[Source code of charts]
▼
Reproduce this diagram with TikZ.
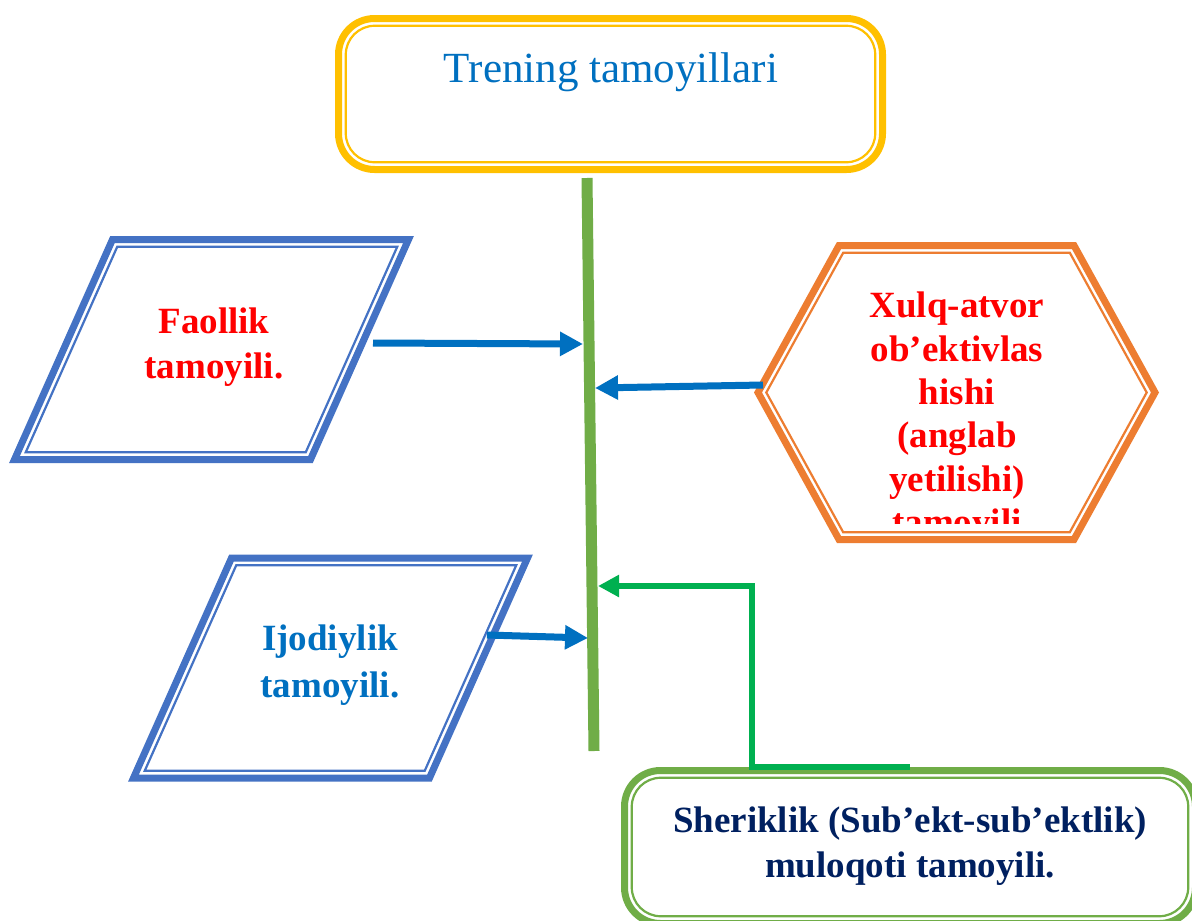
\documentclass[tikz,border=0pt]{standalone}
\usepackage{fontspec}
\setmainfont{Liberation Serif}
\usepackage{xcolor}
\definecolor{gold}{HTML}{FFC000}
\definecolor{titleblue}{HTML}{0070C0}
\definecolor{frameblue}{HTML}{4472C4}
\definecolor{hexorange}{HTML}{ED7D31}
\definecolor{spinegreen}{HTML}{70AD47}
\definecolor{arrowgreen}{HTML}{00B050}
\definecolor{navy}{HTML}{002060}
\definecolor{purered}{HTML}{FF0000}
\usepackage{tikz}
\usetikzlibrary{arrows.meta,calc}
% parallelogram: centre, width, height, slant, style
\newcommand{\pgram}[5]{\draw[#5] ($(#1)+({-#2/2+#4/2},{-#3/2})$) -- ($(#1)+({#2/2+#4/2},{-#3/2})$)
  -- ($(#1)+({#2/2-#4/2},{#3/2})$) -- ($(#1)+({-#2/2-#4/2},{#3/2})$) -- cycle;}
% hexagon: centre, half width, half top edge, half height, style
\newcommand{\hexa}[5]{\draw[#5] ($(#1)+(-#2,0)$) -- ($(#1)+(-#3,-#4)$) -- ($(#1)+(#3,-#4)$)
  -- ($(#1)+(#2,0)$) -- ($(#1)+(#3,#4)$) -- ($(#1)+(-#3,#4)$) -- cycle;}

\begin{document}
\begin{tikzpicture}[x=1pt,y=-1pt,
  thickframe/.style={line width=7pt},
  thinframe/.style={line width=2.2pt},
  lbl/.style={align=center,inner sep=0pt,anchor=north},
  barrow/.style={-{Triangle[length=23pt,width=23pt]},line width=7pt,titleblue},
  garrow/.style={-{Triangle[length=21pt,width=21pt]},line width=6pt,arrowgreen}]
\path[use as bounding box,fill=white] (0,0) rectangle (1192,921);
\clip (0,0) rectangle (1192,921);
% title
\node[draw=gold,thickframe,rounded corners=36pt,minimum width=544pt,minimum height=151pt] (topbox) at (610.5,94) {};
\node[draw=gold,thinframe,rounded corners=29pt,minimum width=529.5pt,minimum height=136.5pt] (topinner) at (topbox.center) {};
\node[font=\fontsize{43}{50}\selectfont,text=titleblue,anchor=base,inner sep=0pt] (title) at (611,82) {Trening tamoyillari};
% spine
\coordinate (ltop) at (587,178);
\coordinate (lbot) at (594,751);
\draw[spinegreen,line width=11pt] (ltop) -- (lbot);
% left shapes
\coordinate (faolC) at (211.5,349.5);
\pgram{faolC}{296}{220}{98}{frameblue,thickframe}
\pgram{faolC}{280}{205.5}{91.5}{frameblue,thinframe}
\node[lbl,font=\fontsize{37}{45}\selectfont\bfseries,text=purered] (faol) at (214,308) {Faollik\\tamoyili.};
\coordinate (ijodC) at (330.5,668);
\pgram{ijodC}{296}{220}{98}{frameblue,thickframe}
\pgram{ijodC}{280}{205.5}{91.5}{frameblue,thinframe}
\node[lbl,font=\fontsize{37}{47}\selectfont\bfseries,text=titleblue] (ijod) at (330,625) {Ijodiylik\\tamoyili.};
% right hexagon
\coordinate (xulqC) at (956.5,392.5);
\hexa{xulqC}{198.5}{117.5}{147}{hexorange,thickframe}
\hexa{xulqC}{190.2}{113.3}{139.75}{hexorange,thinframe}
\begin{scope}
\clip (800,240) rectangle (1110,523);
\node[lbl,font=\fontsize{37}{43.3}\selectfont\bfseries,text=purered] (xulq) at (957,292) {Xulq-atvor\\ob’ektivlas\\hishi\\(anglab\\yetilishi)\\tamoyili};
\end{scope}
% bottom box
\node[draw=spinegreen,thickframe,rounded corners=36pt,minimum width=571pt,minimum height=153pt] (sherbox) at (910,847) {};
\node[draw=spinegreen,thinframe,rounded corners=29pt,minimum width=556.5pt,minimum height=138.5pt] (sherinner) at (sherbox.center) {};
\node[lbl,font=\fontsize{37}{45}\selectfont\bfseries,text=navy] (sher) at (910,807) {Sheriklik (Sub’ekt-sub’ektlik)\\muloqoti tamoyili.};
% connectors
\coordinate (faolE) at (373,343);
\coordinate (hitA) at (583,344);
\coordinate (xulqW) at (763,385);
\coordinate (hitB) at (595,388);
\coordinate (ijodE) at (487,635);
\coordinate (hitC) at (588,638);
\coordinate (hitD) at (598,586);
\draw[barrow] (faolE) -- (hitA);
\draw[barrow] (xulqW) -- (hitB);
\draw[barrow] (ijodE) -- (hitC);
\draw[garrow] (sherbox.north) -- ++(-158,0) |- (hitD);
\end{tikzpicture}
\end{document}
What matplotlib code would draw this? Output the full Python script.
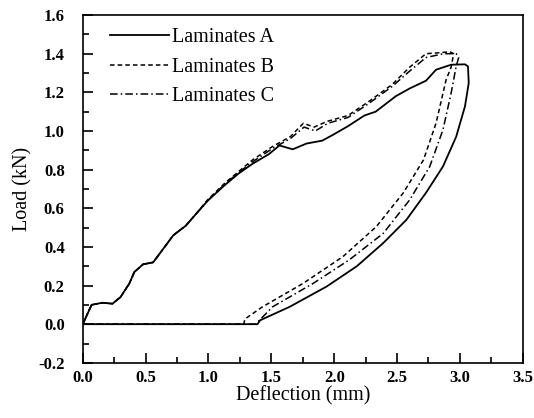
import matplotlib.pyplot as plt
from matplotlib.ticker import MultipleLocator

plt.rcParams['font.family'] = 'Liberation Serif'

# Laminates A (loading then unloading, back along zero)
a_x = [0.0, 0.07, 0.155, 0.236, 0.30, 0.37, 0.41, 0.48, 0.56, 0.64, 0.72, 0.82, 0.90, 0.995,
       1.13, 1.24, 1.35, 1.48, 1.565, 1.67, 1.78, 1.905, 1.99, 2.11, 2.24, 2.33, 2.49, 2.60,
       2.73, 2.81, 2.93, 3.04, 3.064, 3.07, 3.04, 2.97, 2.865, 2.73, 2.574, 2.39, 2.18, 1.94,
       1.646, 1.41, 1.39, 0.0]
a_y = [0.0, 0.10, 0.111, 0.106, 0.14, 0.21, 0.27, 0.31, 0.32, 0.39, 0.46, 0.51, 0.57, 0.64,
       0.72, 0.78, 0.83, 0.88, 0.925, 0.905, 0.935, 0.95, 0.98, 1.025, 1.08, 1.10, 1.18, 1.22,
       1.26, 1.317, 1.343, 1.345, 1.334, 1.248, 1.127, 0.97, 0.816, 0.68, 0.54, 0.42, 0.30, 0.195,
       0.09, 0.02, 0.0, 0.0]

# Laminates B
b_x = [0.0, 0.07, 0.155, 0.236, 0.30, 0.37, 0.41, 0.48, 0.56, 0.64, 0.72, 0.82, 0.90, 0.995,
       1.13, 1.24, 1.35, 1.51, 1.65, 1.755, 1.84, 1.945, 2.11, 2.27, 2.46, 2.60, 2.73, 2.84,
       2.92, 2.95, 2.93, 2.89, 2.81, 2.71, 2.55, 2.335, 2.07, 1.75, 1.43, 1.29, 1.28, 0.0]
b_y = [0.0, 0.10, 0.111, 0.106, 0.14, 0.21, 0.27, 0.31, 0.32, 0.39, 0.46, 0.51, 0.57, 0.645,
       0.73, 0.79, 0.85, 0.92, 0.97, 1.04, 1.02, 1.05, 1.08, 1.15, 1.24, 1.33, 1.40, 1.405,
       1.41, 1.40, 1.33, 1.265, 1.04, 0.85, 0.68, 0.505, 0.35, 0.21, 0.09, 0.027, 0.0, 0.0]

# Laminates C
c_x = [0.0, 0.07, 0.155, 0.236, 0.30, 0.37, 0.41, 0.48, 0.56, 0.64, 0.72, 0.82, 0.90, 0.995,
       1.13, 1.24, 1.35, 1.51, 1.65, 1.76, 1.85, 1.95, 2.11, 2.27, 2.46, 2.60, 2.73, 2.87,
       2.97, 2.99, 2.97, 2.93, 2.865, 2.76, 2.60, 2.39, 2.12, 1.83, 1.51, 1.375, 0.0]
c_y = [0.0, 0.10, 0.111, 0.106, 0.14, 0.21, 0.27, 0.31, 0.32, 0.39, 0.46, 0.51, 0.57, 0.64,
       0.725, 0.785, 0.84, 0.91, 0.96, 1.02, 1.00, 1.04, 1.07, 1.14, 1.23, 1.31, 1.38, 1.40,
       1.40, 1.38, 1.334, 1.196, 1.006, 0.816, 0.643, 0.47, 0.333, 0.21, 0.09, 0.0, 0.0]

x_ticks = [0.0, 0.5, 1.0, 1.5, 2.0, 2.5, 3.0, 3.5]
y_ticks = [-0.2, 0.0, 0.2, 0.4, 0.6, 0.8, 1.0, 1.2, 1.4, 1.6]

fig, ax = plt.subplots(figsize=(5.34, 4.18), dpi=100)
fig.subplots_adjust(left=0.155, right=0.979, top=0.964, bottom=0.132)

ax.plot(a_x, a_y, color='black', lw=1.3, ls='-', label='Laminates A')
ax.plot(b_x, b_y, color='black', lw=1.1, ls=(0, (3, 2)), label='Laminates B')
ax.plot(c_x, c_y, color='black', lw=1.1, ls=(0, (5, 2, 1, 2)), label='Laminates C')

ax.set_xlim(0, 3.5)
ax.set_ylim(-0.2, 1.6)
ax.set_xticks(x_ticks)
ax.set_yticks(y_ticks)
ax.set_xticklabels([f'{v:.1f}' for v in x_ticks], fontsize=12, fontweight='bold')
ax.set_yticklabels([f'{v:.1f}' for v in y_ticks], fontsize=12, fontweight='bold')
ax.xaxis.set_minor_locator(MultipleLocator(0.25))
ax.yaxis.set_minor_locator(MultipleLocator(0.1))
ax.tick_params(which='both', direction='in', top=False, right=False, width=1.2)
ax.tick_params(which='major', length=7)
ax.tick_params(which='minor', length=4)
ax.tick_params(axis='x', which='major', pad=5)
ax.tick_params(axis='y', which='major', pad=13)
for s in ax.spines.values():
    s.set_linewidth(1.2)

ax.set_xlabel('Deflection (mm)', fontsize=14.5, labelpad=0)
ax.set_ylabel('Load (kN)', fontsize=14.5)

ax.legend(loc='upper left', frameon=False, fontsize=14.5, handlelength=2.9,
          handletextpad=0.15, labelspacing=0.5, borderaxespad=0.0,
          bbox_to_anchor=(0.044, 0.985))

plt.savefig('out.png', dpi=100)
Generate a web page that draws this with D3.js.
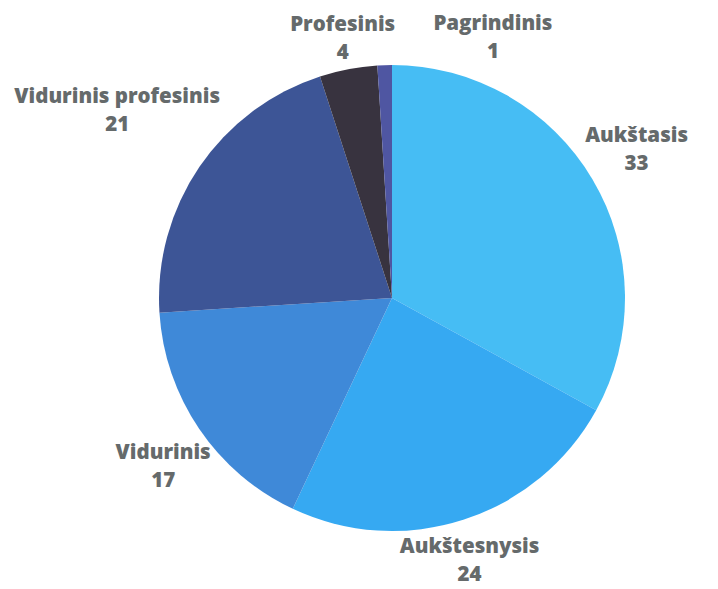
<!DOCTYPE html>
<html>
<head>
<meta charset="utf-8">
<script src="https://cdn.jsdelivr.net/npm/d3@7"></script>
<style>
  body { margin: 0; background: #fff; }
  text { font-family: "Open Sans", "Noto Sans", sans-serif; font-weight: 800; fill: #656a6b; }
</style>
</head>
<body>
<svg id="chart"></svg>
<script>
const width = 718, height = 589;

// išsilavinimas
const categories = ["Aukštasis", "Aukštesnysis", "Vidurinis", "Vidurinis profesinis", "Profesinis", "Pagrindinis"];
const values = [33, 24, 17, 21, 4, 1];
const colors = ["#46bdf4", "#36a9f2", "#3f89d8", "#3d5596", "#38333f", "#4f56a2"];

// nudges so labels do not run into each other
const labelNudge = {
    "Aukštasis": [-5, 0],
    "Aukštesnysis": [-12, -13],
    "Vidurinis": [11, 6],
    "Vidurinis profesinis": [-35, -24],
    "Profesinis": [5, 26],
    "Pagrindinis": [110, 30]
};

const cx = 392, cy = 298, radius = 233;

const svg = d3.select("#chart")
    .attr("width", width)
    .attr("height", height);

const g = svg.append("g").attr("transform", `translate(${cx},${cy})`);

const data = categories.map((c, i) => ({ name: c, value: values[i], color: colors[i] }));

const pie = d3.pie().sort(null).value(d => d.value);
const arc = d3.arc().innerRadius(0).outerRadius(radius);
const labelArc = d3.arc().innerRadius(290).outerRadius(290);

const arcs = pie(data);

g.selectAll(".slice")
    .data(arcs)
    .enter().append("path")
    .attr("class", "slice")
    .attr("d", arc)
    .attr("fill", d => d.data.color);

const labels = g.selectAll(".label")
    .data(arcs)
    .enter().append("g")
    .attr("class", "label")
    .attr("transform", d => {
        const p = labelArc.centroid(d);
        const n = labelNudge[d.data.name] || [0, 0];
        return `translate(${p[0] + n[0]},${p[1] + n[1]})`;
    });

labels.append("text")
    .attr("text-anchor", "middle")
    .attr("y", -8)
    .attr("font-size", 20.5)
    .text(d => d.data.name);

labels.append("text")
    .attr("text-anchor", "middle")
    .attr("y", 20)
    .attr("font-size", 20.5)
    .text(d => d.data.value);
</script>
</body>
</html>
▲
◆ What you are asked to do
Locate the word "with" in the records above, and return each line that has it.

◆ Solution for this problem
Reproduce this diagram with TikZ.
Generate a web page that draws this with D3.js.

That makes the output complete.